La Confédération veut briller dans les airs. En acquérant le Global 7500 de Bombardier, le Conseil fédéral s'est ainsi offert «le plus grand jet d'affaires au monde, avec le plus grand rayon d'action». Coût total de l'engin: environ 103 millions de francs. Fin janvier, l'Office fédéral de l'armement, Armasuisse, avait présenté le nouvel avion à l'aéroport de Berne-Belp.
Le jet dispose de 19 places assises et peut atteindre une vitesse proche du supersonique puisqu'il peut filer dans les airs à 982 km/h. Avec une autonomie de 14'000 kilomètres, il peut atteindre Sydney en Australie. Insuffisant toutefois pour le Conseil fédéral, qui a donc fait installer quelques extras comme un système radio militaire ou un système d'autoprotection. Une merveille de technologie.
Mais il y a un hic: avec une longueur de 33,83 mètres, une envergure de 31,79 mètres et une hauteur de 8,14 mètres, le nouvel avion de luxe est nettement plus grand que les précédents jets du Conseil fédéral. Résultat des courses: le nouvel avion, aussi merveilleux soit-il, ne rentre pas dans les hangars appartenant à la Confédération à l'aéroport de Berne-Belp! Une solution doit donc être trouvée en urgence.
Une tuile qui profite à l'aéroport de Berne
L'aéroport de Berne compte bien en profiter. Son plus grand hangar, qui date de l'époque de sa construction à la fin des années 1920, doit être remplacé par une nouvelle construction. Celle-ci a d'ailleurs déjà été approuvée. «Le projet a été lancé il y a quatre ans déjà, indépendamment du nouveau jet du Conseil fédéral», explique Urs Ryf, directeur de l'aéroport de Berne.

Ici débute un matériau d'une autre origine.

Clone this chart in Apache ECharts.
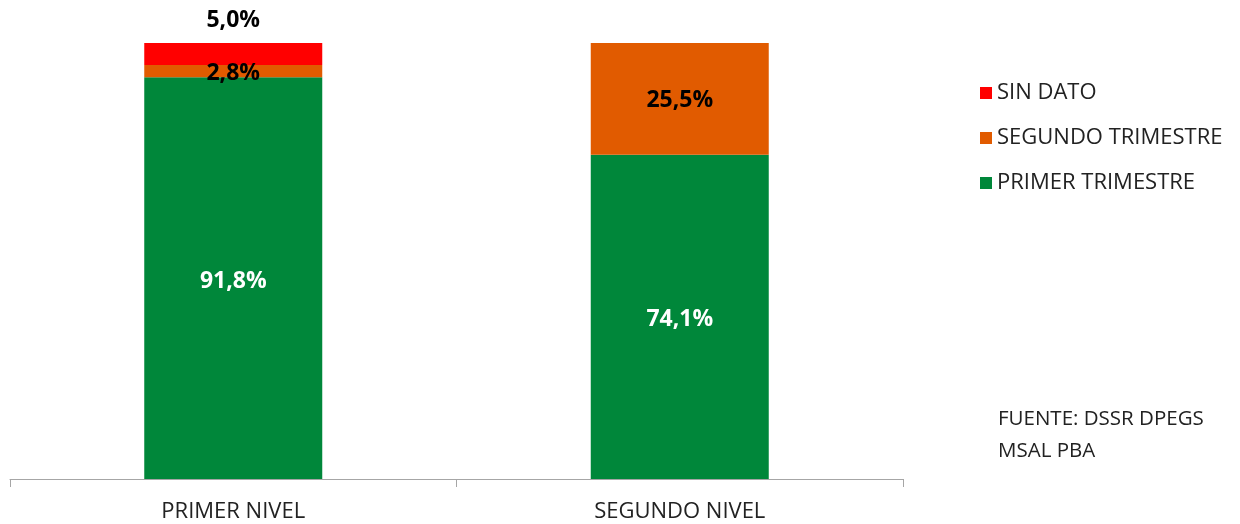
<!DOCTYPE html>
<html>
<head>
<meta charset="utf-8">
<script src="https://cdn.jsdelivr.net/npm/echarts@6/dist/echarts.min.js"></script>
<style>
  html, body { margin: 0; padding: 0; background: #ffffff; }
  #chart { width: 1240px; height: 524px; }
</style>
</head>
<body>
<div id="chart"></div>
<script>
// Distribución de controles por trimestre de inicio, según nivel de atención (%)
const categories = ['PRIMER NIVEL', 'SEGUNDO NIVEL'];
const primerTrimestre = [91.8, 74.1];
const segundoTrimestre = [2.8, 25.5];
const sinDato = [5.0, null];
const fuente = 'FUENTE: DSSR DPEGS\nMSAL PBA';

const FONT = '"Open Sans", "Liberation Sans", sans-serif';
const fmt = p => p.value.toFixed(1).replace('.', ',') + '%';

const chart = echarts.init(document.getElementById('chart'), null, { renderer: 'canvas' });

const labelBase = {
  show: true,
  fontFamily: FONT,
  fontSize: 23,
  fontWeight: 'bold',
  formatter: fmt
};

chart.setOption({
  animation: false,
  backgroundColor: '#ffffff',
  grid: { left: 10, right: 337, top: 43, bottom: 45, containLabel: false },
  legend: {
    orient: 'vertical',
    left: 975,
    top: 77,
    itemWidth: 12,
    itemHeight: 12,
    itemGap: 23,
    icon: 'rect',
    data: ['SIN DATO', 'SEGUNDO TRIMESTRE', 'PRIMER TRIMESTRE'],
    textStyle: { fontFamily: FONT, fontSize: 22, color: '#222222', lineHeight: 22, padding: [0, 0, 0, 0] }
  },
  xAxis: {
    type: 'category',
    data: categories,
    axisLine: { lineStyle: { color: '#a6a6a6', width: 1 } },
    axisTick: { show: true, length: 8, lineStyle: { color: '#a6a6a6' } },
    axisLabel: { fontFamily: FONT, fontSize: 22, color: '#222222', margin: 22 }
  },
  yAxis: {
    type: 'value',
    min: 0,
    max: 99.6,
    show: false,
    splitLine: { show: false }
  },
  series: [
    {
      name: 'PRIMER TRIMESTRE',
      type: 'bar',
      stack: 'total',
      barWidth: 178,
      data: primerTrimestre,
      itemStyle: { color: '#00873a' },
      label: Object.assign({}, labelBase, { position: 'inside', offset: [0, 3], color: '#ffffff' })
    },
    {
      name: 'SEGUNDO TRIMESTRE',
      type: 'bar',
      stack: 'total',
      barWidth: 178,
      data: segundoTrimestre,
      itemStyle: { color: '#e15b00' },
      label: Object.assign({}, labelBase, { position: 'inside', offset: [0, 2], color: '#000000' })
    },
    {
      name: 'SIN DATO',
      type: 'bar',
      stack: 'total',
      barWidth: 178,
      data: sinDato,
      itemStyle: { color: '#ff0000' },
      label: Object.assign({}, labelBase, { position: 'top', distance: 11, color: '#000000' })
    }
  ],
  graphic: [
    {
      type: 'text',
      left: 998,
      top: 403,
      style: {
        text: fuente,
        fontFamily: FONT,
        fontSize: 20.5,
        lineHeight: 32,
        fill: '#222222'
      }
    }
  ]
});
</script>
</body>
</html>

Mais ce n'est que maintenant, alors que la Confédération souhaite louer un espace plus grand, que l'aéroport met les bouchées doubles. «Pour nous, c'était clair: dès que nous avions un locataire, nous mettrions le projet en œuvre», explique Urs Ryf. Il faut dire, la construction d'un nouveau bâtiment est une opération onéreuse.
Les coûts d'un tel agrandissement sont estimés à plusieurs millions de francs. L'argent doit ensuite être récupéré par l'aéroport grâce aux loyers payés par les locataires. Pour la Confédération, la location d'un espace plus grand entraînera donc des dépenses supplémentaires.

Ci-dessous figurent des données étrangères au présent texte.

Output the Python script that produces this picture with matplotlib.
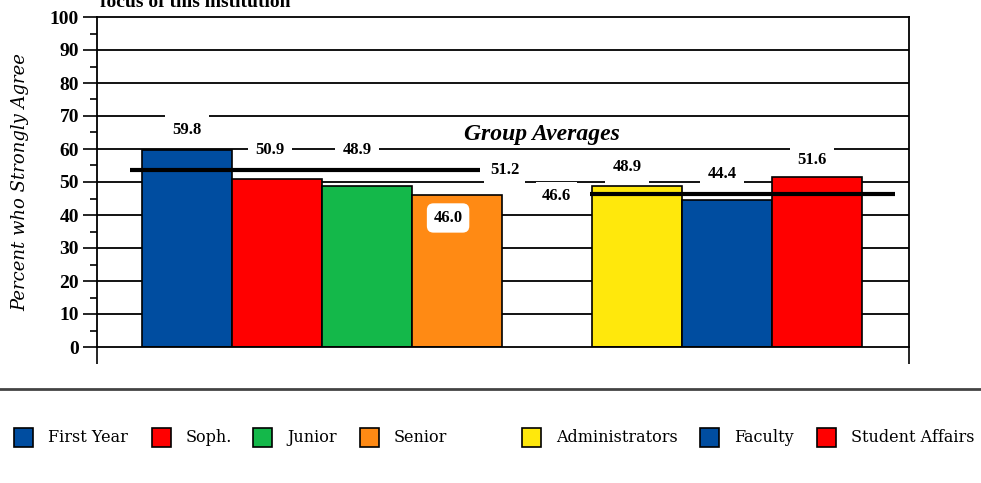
import matplotlib.pyplot as plt
from matplotlib.patches import Rectangle
from matplotlib.lines import Line2D

# data
groups = [["First Year", "Soph.", "Junior", "Senior"],
          ["Administrators", "Faculty", "Student Affairs"]]
values = [[59.8, 50.9, 48.9, 46.0], [48.9, 44.4, 51.6]]
colors = [["#004DA0", "#FF0000", "#14B84A", "#FF8A14"],
          ["#FFE80C", "#004DA0", "#FF0000"]]
avg_labels = ["51.2", "46.6"]
avg_levels = [53.5, 46.4]   # where the average lines sit in the picture

# label placement offsets (dx, dy) relative to each bar
label_offsets = [[(0, 6.0), (-0.08, 8.8), (-0.11, 10.8), (-0.1, -6.9)],
                 [(-0.11, 5.6), (-0.06, 8.0), (-0.06, 5.1)]]
avg_label_pos = [(3.53, 53.6), (4.1, 45.8)]
avg_spans = [(-0.63, 3.26), (4.48, 7.87)]

serif = "Liberation Serif"

fig = plt.figure(figsize=(9.81, 4.83), dpi=100)
ax = fig.add_axes([97 / 981, 1 - 347 / 483, 812 / 981, 330 / 483])

# bar positions: groups separated by one empty slot
positions = []
pos = 0
for g in groups:
    positions.append(list(range(pos, pos + len(g))))
    pos += len(g) + 1

for gi in range(len(groups)):
    ax.bar(positions[gi], values[gi], width=1.0, color=colors[gi],
           edgecolor="black", linewidth=1.2, zorder=2)
    for i, v in enumerate(values[gi]):
        dx, dy = label_offsets[gi][i]
        x = positions[gi][i] + dx
        y = v + dy
        if gi == 0 and i == 3:
            box = dict(boxstyle="round,pad=0.4", fc="white", ec="none")
        else:
            box = dict(boxstyle="square,pad=0.45", fc="white", ec="none")
        ax.text(x, y, f"{v:.1f}", ha="center", va="center", fontsize=12,
                fontweight="bold", family=serif, bbox=box, zorder=4)
    x0, x1 = avg_spans[gi]
    ax.plot([x0, x1], [avg_levels[gi]] * 2, color="black", lw=3, zorder=3,
            solid_capstyle="butt")
    ax.text(*avg_label_pos[gi], avg_labels[gi], ha="center", va="center",
            fontsize=12, fontweight="bold", family=serif,
            bbox=dict(boxstyle="square,pad=0.35", fc="white", ec="none"), zorder=4)

ax.text(3.94, 64.5, "Group Averages", ha="center", va="center", fontsize=17,
        fontweight="bold", style="italic", family=serif, zorder=4)

ax.set_xlim(-1, 8.02)
ax.set_ylim(0, 100)
ax.set_yticks(range(0, 101, 10))
ax.set_yticks(range(5, 100, 10), minor=True)
ax.set_xticks([-1, 8.02])
ax.set_xticklabels([])
for t in ax.get_yticklabels():
    t.set_fontfamily(serif)
    t.set_fontweight("bold")
    t.set_fontsize(14)
ax.tick_params(axis="y", which="major", length=10, width=1.2, direction="out", pad=3)
ax.tick_params(axis="y", which="minor", length=5, width=1.2, direction="out")
ax.tick_params(axis="x", length=12, width=1.2, direction="out")
for y in range(10, 100, 10):
    ax.axhline(y, color="black", lw=1.3, zorder=0)
for s in ax.spines.values():
    s.set_color("black")
    s.set_linewidth(1.3)

ax.set_ylabel("Percent who Strongly Agree", fontsize=13, style="italic",
              family="DejaVu Serif", labelpad=15)

# title, cut off at the top edge as in the source image
fig.text(100 / 981, 1 - 7 / 483, "focus of this institution", fontsize=14,
         fontweight="bold", family=serif, va="baseline", ha="left")

# separator line
fig.add_artist(Line2D([0, 1], [1 - 389 / 483] * 2, color="#444444", lw=2))

# legend
legend_x = [14, 152, 253, 360, 522, 700, 817]
names = groups[0] + groups[1]
cols = colors[0] + colors[1]
ly = 1 - 437 / 483
for x, name, c in zip(legend_x, names, cols):
    fig.add_artist(Rectangle((x / 981, ly - 9.5 / 483), 19 / 981, 19 / 483,
                             facecolor=c, edgecolor="black", lw=1.2,
                             transform=fig.transFigure))
    fig.text((x + 34) / 981, ly, name, fontsize=11.5, family="DejaVu Serif",
             va="center", ha="left")

fig.savefig("out.png", dpi=100)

Le jet doit déménager pendant deux ans
Mais la Confédération devra attendre deux ans pour que le nouvel hangar soit prêt. Pendant cette période, l'avion du Conseil fédéral devra être déplacé sur l'aérodrome militaire de Payerne, dans le canton de Vaud, comme le confirme la porte-parole de l'armée Delphine Schwab-Allemand. Le Département de la défense aurait été informé du problème dès le départ.
Le transfert temporaire dans le canton de Vaud ne sera pas non plus gratuit: les hangars militaires sur place sont également trop petits pour accueillir l'avion, confie des sources militaires à Blick. Ainsi, la Confédération devra louer un espace supplémentaire, ce qui entraine également des coûts en plus.
Un tour de passe-passe... qui ne passe pas
Ce qui gêne particulièrement dans cette affaire, c'est que la situation financière tendue de la Confédération devait théoriquement rendre impossible l'achat d'un nouveau jet. Le Conseil fédéral a dû trouver une astuce financière: les coûts ont été intégrés au dernier moment au budget 2023 sous la forme d'une dépense supplémentaire.
Dans son dernier projet de budget, le Conseil fédéral a lui-même reconnu ce tour de passe-passe. «En raison de la situation budgétaire tendue des années 2024 et 2025, le prix d'achat doit être intégralement réglé dans l'exercice comptable 2023.»
Un jet obsolète, et un autre fichu
Les avions du service de transport aérien sont utilisés lors de voyages du Conseil fédéral, pour le transport d'autres magistrats, mais aussi lors d'évacuations, d'aide d'urgence en cas de catastrophes écologiques ainsi que dans des situations d'urgence humanitaire à l'étranger.
Actuellement, la flotte aérienne de la Confédération comprend deux avions. Le premier, le Cessna Citation Excel 560XL, vieux de 21 ans, doit être remplacé par le nouveau jet. Le second, un Falcon est surnommé «le jet en panne» par la presse. Et pour cause...
A plusieurs reprises, des membres du Conseil fédéral ont dû interrompre leur voyage en raison de défaillances techniques, au point parfois de devoir manquer des visites d'Etat. Pour des raisons d'économies, le Falcon ne sera toutefois pas remplacé tout de suite.